[start of MATERIAL PROVIDED]

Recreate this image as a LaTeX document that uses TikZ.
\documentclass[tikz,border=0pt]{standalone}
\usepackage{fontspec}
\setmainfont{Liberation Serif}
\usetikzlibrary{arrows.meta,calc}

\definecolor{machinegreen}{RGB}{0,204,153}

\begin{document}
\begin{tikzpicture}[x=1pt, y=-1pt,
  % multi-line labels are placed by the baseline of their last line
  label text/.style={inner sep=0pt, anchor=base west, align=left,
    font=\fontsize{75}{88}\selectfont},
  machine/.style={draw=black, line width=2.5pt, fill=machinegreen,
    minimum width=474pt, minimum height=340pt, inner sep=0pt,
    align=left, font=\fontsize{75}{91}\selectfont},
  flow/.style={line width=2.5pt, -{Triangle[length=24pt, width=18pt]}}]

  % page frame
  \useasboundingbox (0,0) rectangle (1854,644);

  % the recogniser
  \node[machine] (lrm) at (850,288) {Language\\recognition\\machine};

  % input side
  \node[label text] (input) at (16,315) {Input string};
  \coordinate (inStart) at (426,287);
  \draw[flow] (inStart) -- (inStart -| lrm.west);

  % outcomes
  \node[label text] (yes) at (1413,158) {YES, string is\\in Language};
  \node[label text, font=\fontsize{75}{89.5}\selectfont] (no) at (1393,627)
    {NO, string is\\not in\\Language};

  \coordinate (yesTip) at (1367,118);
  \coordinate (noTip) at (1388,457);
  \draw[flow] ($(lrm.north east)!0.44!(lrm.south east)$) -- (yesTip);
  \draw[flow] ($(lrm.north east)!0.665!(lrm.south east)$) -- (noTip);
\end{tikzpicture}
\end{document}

[end of MATERIAL PROVIDED]

### DIRECTION
Transcribe the entire listing above precisely.

### OUTPUT OF THE TASK
Recreate this image as a LaTeX document that uses TikZ.
\documentclass[tikz,border=0pt]{standalone}
\usepackage{fontspec}
\setmainfont{Liberation Serif}
\usetikzlibrary{arrows.meta,calc}

\definecolor{machinegreen}{RGB}{0,204,153}

\begin{document}
\begin{tikzpicture}[x=1pt, y=-1pt,
  % multi-line labels are placed by the baseline of their last line
  label text/.style={inner sep=0pt, anchor=base west, align=left,
    font=\fontsize{75}{88}\selectfont},
  machine/.style={draw=black, line width=2.5pt, fill=machinegreen,
    minimum width=474pt, minimum height=340pt, inner sep=0pt,
    align=left, font=\fontsize{75}{91}\selectfont},
  flow/.style={line width=2.5pt, -{Triangle[length=24pt, width=18pt]}}]

  % page frame
  \useasboundingbox (0,0) rectangle (1854,644);

  % the recogniser
  \node[machine] (lrm) at (850,288) {Language\\recognition\\machine};

  % input side
  \node[label text] (input) at (16,315) {Input string};
  \coordinate (inStart) at (426,287);
  \draw[flow] (inStart) -- (inStart -| lrm.west);

  % outcomes
  \node[label text] (yes) at (1413,158) {YES, string is\\in Language};
  \node[label text, font=\fontsize{75}{89.5}\selectfont] (no) at (1393,627)
    {NO, string is\\not in\\Language};

  \coordinate (yesTip) at (1367,118);
  \coordinate (noTip) at (1388,457);
  \draw[flow] ($(lrm.north east)!0.44!(lrm.south east)$) -- (yesTip);
  \draw[flow] ($(lrm.north east)!0.665!(lrm.south east)$) -- (noTip);
\end{tikzpicture}
\end{document}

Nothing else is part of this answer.